Didn’t matter anyway, because Ian Hickson, the sole and only HTML5 editor, does not attend the HTML WG teleconferences. I gather most of these meetings end up with the attendees playing a game of “What did Ian mean?” Evidently, from what others have said, Ian has stated that he finds these meetings to be a waste of his time. Of course, that’s only hearsay. Probably from Twitter.

The experiences this week just demonstrate that all of the whizzy technology doesn’t a bit of good, if you have groups of people interacting who don’t respect each other. To me, it is apparent that several WhatWG members don’t respect the RDFa folks, as they’ve continued on today, in IRC of course, dismissing Shane’s hard work with barely a glance. Not all of the folks. Both Henri, and Philip are pretty good about saying whatever they say on the IRC directly to you, in comments, email or mailing list (though my impression from both is that they don’t have a high opinion of RDF/RDFa, either). Others, however, are neither that direct, nor that helpful in their commentary.

I’m not going to pretend that the feeling isn’t mutual. After all, I wrote the first “offending” Twitter message. And I’ve been critical of HTML5, and WhatWG process (and members) here and elsewhere. Frankly, I don’t regret any of it, and if that puts into the category of “doesn’t play well with other children”, I’d rather be there than among those who are polite when communicating with you directly, and rip you a new one when your back is turned.

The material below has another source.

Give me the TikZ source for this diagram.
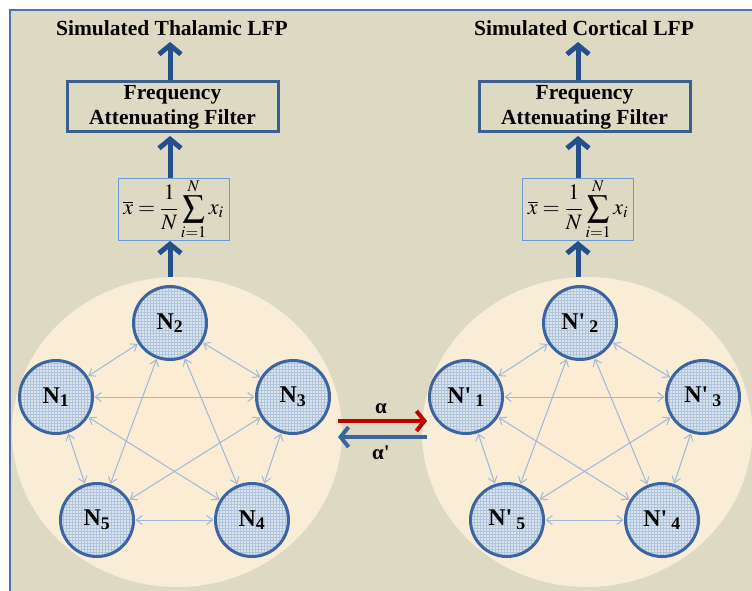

Luckily, I don’t officially represent the RDF or RDFa communities, and I can freely express my opinions, here and elsewhere. I know that Dan and Manu and others still want to work with the WhatWG folks, and more power to them. But I’ve since unsubscribed from the WhatWG email list, though I hesitate to stop reading the IRC, as this is about the only place where you can really see what’s happening with the HTML5 effort.

I’m also going to cut drastically back on all of this social media and do my thing in my space, because by the end of the week, all I had to show for all of the frantic activity, this networked communication with my fellow seekers of specification truth, this bright and shiny new way of togetherness, was bits of writing littered about all over the place—both by me, and about me—and a really bad mood.